**Information supplied:**
========
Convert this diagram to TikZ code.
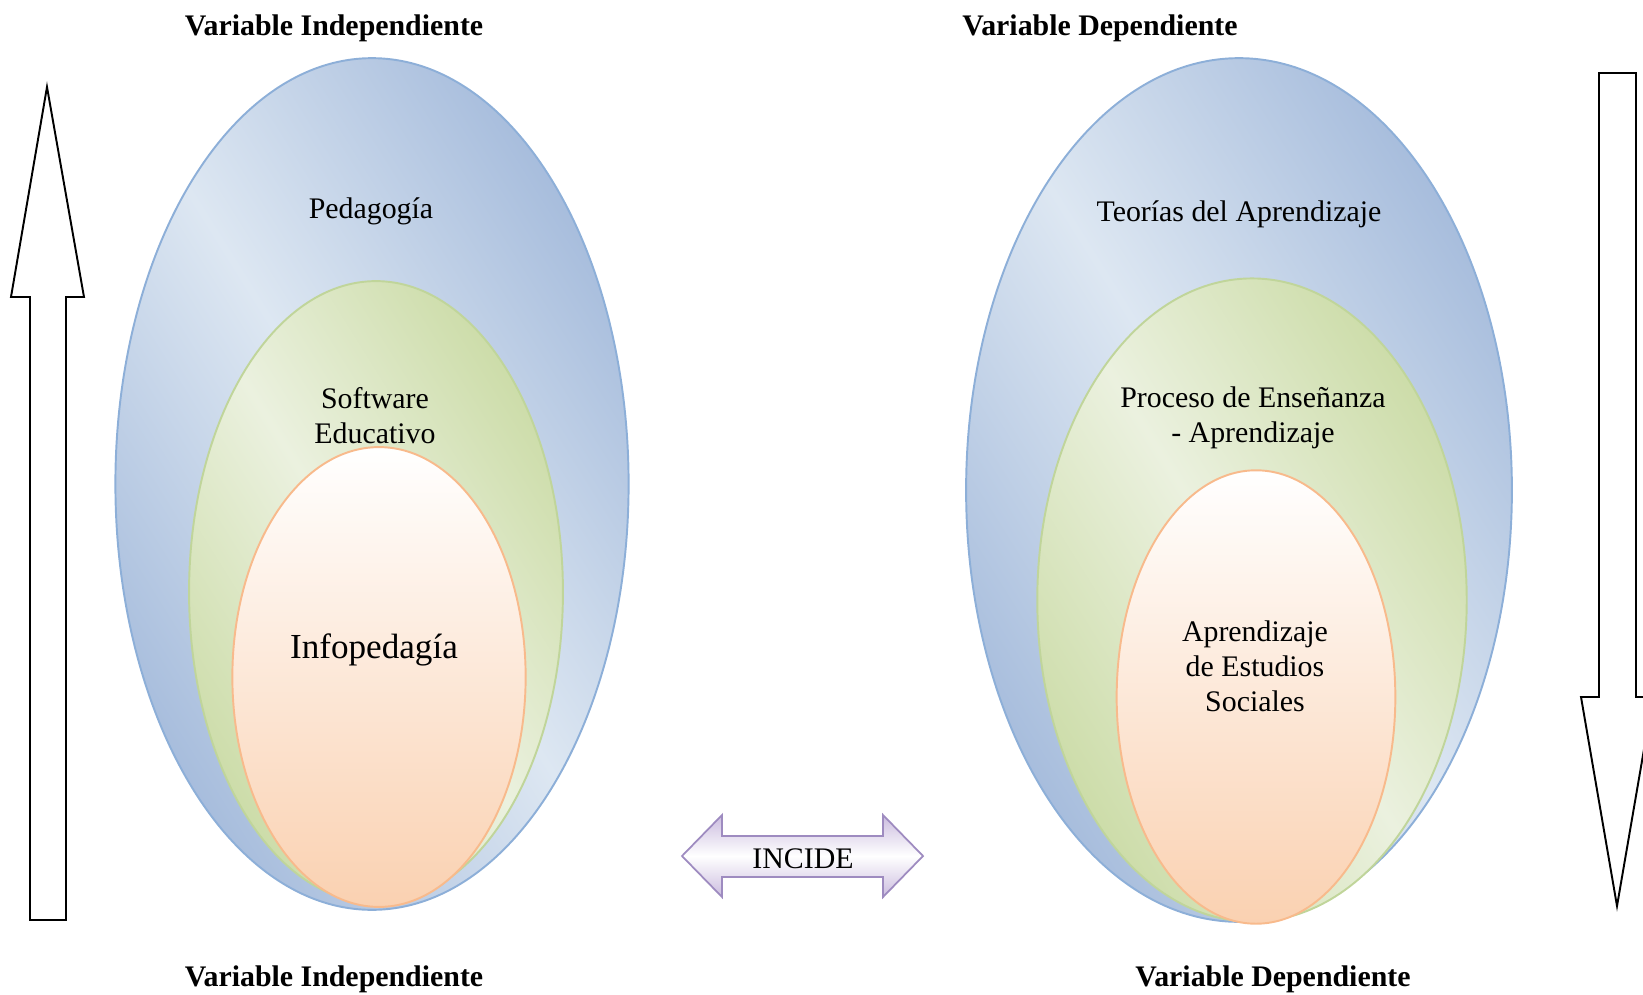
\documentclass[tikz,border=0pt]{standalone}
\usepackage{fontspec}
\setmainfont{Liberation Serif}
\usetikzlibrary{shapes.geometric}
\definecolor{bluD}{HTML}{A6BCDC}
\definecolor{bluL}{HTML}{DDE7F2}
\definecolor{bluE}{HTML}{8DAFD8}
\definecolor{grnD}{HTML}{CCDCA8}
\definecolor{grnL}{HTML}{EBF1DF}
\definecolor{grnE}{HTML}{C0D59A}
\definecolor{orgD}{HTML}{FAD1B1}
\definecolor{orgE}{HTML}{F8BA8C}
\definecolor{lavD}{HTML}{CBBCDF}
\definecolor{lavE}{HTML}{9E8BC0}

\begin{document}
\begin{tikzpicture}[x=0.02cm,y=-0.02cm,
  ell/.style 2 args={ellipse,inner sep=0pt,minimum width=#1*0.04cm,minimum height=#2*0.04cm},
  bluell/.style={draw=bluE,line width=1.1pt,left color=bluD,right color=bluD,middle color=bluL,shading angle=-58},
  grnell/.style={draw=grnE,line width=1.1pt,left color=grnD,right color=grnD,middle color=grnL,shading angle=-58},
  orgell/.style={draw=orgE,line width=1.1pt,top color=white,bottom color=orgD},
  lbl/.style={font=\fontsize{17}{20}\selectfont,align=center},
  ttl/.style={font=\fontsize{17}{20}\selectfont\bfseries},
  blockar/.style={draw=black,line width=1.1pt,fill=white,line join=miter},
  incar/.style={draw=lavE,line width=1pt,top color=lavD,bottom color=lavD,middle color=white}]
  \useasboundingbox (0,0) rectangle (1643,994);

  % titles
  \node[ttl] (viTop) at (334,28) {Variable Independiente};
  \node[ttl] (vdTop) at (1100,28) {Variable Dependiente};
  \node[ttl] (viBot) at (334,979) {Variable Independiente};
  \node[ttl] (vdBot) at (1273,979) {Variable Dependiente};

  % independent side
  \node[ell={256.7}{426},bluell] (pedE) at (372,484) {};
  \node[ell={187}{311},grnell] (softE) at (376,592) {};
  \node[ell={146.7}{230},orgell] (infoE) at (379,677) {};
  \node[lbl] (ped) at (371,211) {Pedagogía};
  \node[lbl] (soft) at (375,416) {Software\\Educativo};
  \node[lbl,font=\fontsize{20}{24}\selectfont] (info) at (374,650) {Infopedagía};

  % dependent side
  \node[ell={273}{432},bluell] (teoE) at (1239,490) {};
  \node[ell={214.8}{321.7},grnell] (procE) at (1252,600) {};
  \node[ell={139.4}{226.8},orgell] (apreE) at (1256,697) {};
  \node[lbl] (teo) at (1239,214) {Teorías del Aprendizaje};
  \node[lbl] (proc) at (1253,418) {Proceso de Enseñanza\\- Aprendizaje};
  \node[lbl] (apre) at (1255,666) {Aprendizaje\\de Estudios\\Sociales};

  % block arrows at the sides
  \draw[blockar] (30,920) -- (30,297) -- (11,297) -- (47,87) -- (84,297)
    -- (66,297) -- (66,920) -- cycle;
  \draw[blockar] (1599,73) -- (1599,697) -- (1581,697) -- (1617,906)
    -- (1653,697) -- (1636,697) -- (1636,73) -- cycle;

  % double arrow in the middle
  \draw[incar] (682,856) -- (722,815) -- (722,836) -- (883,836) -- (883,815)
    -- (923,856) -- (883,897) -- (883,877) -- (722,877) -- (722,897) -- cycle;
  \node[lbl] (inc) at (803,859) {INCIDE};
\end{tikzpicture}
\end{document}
========
**Work to complete:** Pictures are excluded; copy all other data exactly as shown.

**Reply:**
Convert this diagram to TikZ code.
\documentclass[tikz,border=0pt]{standalone}
\usepackage{fontspec}
\setmainfont{Liberation Serif}
\usetikzlibrary{shapes.geometric}
\definecolor{bluD}{HTML}{A6BCDC}
\definecolor{bluL}{HTML}{DDE7F2}
\definecolor{bluE}{HTML}{8DAFD8}
\definecolor{grnD}{HTML}{CCDCA8}
\definecolor{grnL}{HTML}{EBF1DF}
\definecolor{grnE}{HTML}{C0D59A}
\definecolor{orgD}{HTML}{FAD1B1}
\definecolor{orgE}{HTML}{F8BA8C}
\definecolor{lavD}{HTML}{CBBCDF}
\definecolor{lavE}{HTML}{9E8BC0}

\begin{document}
\begin{tikzpicture}[x=0.02cm,y=-0.02cm,
  ell/.style 2 args={ellipse,inner sep=0pt,minimum width=#1*0.04cm,minimum height=#2*0.04cm},
  bluell/.style={draw=bluE,line width=1.1pt,left color=bluD,right color=bluD,middle color=bluL,shading angle=-58},
  grnell/.style={draw=grnE,line width=1.1pt,left color=grnD,right color=grnD,middle color=grnL,shading angle=-58},
  orgell/.style={draw=orgE,line width=1.1pt,top color=white,bottom color=orgD},
  lbl/.style={font=\fontsize{17}{20}\selectfont,align=center},
  ttl/.style={font=\fontsize{17}{20}\selectfont\bfseries},
  blockar/.style={draw=black,line width=1.1pt,fill=white,line join=miter},
  incar/.style={draw=lavE,line width=1pt,top color=lavD,bottom color=lavD,middle color=white}]
  \useasboundingbox (0,0) rectangle (1643,994);

  % titles
  \node[ttl] (viTop) at (334,28) {Variable Independiente};
  \node[ttl] (vdTop) at (1100,28) {Variable Dependiente};
  \node[ttl] (viBot) at (334,979) {Variable Independiente};
  \node[ttl] (vdBot) at (1273,979) {Variable Dependiente};

  % independent side
  \node[ell={256.7}{426},bluell] (pedE) at (372,484) {};
  \node[ell={187}{311},grnell] (softE) at (376,592) {};
  \node[ell={146.7}{230},orgell] (infoE) at (379,677) {};
  \node[lbl] (ped) at (371,211) {Pedagogía};
  \node[lbl] (soft) at (375,416) {Software\\Educativo};
  \node[lbl,font=\fontsize{20}{24}\selectfont] (info) at (374,650) {Infopedagía};

  % dependent side
  \node[ell={273}{432},bluell] (teoE) at (1239,490) {};
  \node[ell={214.8}{321.7},grnell] (procE) at (1252,600) {};
  \node[ell={139.4}{226.8},orgell] (apreE) at (1256,697) {};
  \node[lbl] (teo) at (1239,214) {Teorías del Aprendizaje};
  \node[lbl] (proc) at (1253,418) {Proceso de Enseñanza\\- Aprendizaje};
  \node[lbl] (apre) at (1255,666) {Aprendizaje\\de Estudios\\Sociales};

  % block arrows at the sides
  \draw[blockar] (30,920) -- (30,297) -- (11,297) -- (47,87) -- (84,297)
    -- (66,297) -- (66,920) -- cycle;
  \draw[blockar] (1599,73) -- (1599,697) -- (1581,697) -- (1617,906)
    -- (1653,697) -- (1636,697) -- (1636,73) -- cycle;

  % double arrow in the middle
  \draw[incar] (682,856) -- (722,815) -- (722,836) -- (883,836) -- (883,815)
    -- (923,856) -- (883,897) -- (883,877) -- (722,877) -- (722,897) -- cycle;
  \node[lbl] (inc) at (803,859) {INCIDE};
\end{tikzpicture}
\end{document}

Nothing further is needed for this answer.